Half way down the barn there were two side passage ways to help you cross the barn.  The gutter had a large metal plate over it on each side.  This was so you could wheel wheelbarrows of food or carts across.  Well, as kids, we didn't have enough strength to wheel these slowly, so we had to get a running start.  Many times, we would end up knocking the entire feed cart into the gutter of shit because we were unable to steer it or because the angle knocked the gutter cover into the gutter catching the wheels of this heavy cart in shit too.

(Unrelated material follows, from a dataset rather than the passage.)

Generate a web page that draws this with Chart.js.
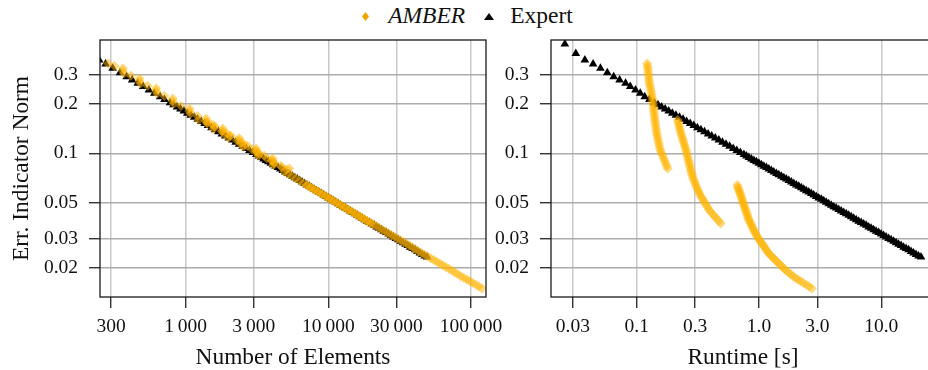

My father sometimes had a temper.  For some reason, I only remember him slightly mad at this and never super angry.  After all, we were doing our best to help feed the cows. It wasn't until much later in life that I could wheel that cart without help.  When we were kids, the cart was as tall as us.  We couldn't lift the cart out of the gutter or even lift the gutter cover (although some of it was that the gutter cover was covered in messy shit and we didn't want to touch it).  It was always a pain in the butt to get that cart across the gutters.

I'm grateful, though, that from an early age, my dad had us helping in the barn.  To this day, I don't like to sit still and always keep busy.  I'd like to think I work as hard as he does and did to make sure we had a good life, but I don't think that will ever be possible.  Dad worked and worked and worked to provide for us.  Most farmers did and do.  All I can do is try to live up to the example he sets.